___ PROVIDED DATA ___
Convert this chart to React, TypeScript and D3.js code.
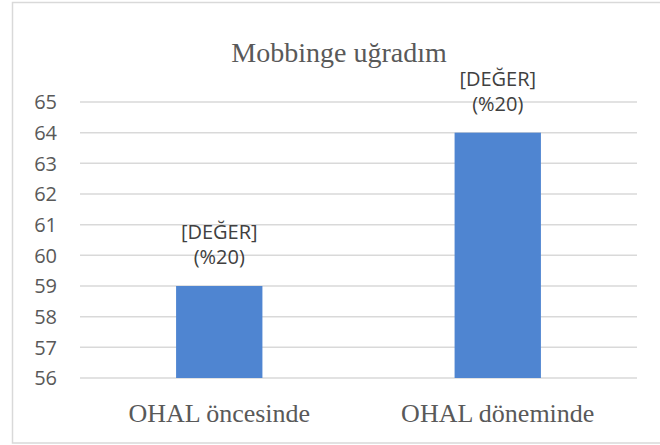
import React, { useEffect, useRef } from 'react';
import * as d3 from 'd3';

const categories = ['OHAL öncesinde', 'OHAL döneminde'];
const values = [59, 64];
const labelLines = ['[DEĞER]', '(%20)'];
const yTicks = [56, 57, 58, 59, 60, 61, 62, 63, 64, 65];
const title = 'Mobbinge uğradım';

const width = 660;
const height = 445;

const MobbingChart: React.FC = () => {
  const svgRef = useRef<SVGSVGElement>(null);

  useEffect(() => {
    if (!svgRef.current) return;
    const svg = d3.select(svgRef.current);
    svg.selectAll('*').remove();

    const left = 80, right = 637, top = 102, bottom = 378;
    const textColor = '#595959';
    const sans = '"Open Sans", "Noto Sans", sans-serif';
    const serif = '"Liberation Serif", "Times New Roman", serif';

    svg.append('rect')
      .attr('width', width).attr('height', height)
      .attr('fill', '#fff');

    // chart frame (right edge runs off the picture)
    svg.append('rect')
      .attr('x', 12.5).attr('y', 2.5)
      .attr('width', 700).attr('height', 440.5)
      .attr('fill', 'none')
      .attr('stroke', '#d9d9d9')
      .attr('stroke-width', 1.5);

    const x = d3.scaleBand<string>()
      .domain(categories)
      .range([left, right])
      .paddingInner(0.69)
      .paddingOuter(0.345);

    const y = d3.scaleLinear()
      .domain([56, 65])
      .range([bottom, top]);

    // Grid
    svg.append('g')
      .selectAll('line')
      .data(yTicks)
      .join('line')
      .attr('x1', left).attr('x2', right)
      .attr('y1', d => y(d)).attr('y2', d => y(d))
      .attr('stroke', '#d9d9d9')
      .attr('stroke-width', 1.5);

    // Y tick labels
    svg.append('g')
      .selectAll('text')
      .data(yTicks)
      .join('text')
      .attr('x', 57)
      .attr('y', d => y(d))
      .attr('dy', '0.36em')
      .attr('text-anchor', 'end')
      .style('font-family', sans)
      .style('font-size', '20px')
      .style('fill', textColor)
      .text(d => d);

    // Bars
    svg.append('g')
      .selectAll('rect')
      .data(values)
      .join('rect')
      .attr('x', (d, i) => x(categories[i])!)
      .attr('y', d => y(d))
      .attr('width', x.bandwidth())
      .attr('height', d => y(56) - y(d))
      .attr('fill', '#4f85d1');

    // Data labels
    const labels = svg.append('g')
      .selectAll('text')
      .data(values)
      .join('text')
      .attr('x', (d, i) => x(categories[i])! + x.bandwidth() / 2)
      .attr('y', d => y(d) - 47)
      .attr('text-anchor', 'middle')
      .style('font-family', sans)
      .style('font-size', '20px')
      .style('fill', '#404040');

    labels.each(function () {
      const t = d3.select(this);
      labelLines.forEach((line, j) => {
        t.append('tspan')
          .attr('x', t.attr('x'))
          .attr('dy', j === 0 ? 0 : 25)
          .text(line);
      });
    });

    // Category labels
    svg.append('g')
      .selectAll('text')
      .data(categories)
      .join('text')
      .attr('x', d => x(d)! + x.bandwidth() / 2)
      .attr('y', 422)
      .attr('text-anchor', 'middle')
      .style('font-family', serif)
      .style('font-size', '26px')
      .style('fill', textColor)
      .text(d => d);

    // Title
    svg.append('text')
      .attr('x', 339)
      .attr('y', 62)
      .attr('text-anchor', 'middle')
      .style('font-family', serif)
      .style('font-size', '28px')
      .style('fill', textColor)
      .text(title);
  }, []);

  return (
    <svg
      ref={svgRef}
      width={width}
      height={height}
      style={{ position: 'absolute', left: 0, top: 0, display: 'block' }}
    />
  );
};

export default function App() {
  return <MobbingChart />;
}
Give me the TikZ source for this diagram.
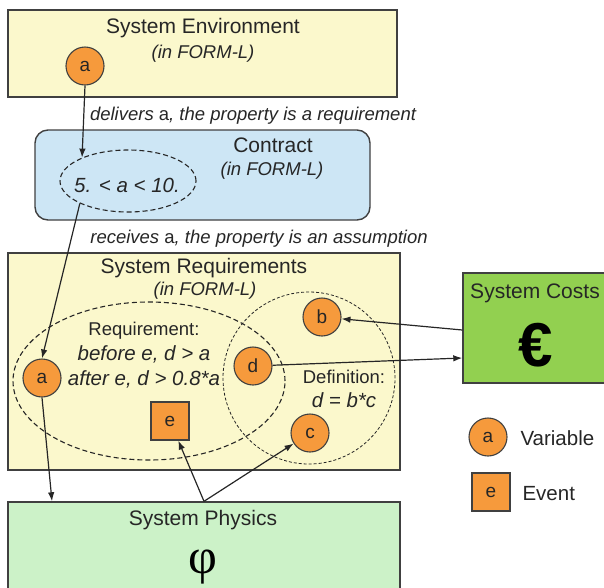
___
◆ EXERCISE
Search the data for "React". Copy every line that has it.

◆ SOLUTION TO THE PROBLEM
Convert this chart to React, TypeScript and D3.js code.
import React, { useEffect, useRef } from 'react';
const MobbingChart: React.FC = () => {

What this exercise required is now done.